We're talking about not just the goods, but the products that go into the development of, say, an Irish whiskey, or a scotch or French wine. There's going to be costs involved with that. I mean, you think, for example, "oh, it's just the hops or the barley. Oh, it's just the grapes." No, it's far from that. It's everything from the glass and the bottles that you use for the various alcoholic products.
It's also, of course, things such as the barrels, the kegs, all of that comes into play. If we want to talk about particular produce, we're talking about barley, malt, wheat, all those will be in play — and even fruits that are involved with certain kinds of distilling as well.
Clayton: Now I know there are people out there who probably think these tariffs are just a swell idea. What is the argument for imposing these tariffs?

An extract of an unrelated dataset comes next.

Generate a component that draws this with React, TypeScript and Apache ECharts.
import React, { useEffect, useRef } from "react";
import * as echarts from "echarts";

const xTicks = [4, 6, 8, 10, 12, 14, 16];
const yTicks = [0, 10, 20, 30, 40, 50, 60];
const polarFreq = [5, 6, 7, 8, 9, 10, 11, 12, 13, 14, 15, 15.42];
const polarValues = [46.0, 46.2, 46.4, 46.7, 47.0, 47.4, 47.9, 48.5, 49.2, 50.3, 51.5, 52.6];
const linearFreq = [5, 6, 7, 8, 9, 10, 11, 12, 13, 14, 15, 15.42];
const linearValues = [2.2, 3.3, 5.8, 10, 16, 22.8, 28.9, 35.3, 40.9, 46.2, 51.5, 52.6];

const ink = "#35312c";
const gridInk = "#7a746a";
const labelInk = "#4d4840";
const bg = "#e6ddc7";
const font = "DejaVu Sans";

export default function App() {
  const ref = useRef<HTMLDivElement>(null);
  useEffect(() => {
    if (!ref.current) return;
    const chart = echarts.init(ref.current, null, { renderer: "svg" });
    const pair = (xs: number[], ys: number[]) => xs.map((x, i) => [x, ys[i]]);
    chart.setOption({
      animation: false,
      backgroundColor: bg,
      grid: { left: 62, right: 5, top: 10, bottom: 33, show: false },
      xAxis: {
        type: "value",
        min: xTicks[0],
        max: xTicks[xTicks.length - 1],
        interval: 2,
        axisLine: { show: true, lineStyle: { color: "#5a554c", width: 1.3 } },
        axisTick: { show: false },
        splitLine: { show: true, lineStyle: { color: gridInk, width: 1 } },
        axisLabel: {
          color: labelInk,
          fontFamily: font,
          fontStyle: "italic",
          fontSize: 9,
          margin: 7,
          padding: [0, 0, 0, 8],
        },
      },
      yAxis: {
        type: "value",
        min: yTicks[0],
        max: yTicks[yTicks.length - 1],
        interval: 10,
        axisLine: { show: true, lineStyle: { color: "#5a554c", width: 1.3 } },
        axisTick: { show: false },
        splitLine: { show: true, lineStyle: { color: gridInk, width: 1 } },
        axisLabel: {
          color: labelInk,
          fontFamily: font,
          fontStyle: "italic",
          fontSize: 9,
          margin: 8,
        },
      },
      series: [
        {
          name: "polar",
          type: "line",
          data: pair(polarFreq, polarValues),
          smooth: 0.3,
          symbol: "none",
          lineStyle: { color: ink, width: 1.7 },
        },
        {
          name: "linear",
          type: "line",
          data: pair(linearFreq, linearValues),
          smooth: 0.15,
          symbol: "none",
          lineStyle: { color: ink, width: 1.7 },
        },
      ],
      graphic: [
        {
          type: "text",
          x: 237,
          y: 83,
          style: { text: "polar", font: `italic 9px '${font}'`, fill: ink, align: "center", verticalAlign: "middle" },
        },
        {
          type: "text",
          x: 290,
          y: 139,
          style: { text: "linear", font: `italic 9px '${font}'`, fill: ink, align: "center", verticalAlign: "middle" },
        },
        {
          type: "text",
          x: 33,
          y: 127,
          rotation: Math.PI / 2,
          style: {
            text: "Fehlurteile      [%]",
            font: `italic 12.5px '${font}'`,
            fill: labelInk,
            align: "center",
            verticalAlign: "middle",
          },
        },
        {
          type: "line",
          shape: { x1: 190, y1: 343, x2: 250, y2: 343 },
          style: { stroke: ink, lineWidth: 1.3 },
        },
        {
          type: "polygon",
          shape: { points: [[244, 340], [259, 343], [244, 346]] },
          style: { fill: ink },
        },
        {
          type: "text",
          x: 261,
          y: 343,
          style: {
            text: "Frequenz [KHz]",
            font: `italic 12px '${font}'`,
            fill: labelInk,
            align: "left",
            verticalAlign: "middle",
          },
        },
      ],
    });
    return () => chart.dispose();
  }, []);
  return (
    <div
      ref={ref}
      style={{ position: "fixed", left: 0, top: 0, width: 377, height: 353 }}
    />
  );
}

Taylor: Their argument is, and we'll use the president's quote, is that ... "it's unfair that the U.S. is suffering from trade deficits with other countries, that we should have reciprocity, that whatever we're taking in, that in turn that they should be paying just as much for whatever they're purchasing from us."
That's not a good way to look at it, because if you think of it this way, it's like, it's like telling me that I'm gonna go somewhere and tell them that I want to purchase a toilet.
And in turn, they turn around and say, "OK, it's gonna cost you this much," and I'm like, "I don't like that. You need to be purchasing this from me," and me as a consumer may say, "OK, you're gonna purchase the old junker in my garage. We're gonna charge the same kind of price."
It's kind of a goofy way of saying it, but the idea is that you're basically punishing trade is what you're doing. The assumption is that somehow, some way, we're gonna even the playing field. To be blunt, we're not going to even the playing field when you do this stuff, because what will happen is that other governments, other countries will impose similar tariffs.
We saw this happen before in 1930. It was called Smoot-Hawley, and it basically pushed what was a deep recession into a depression.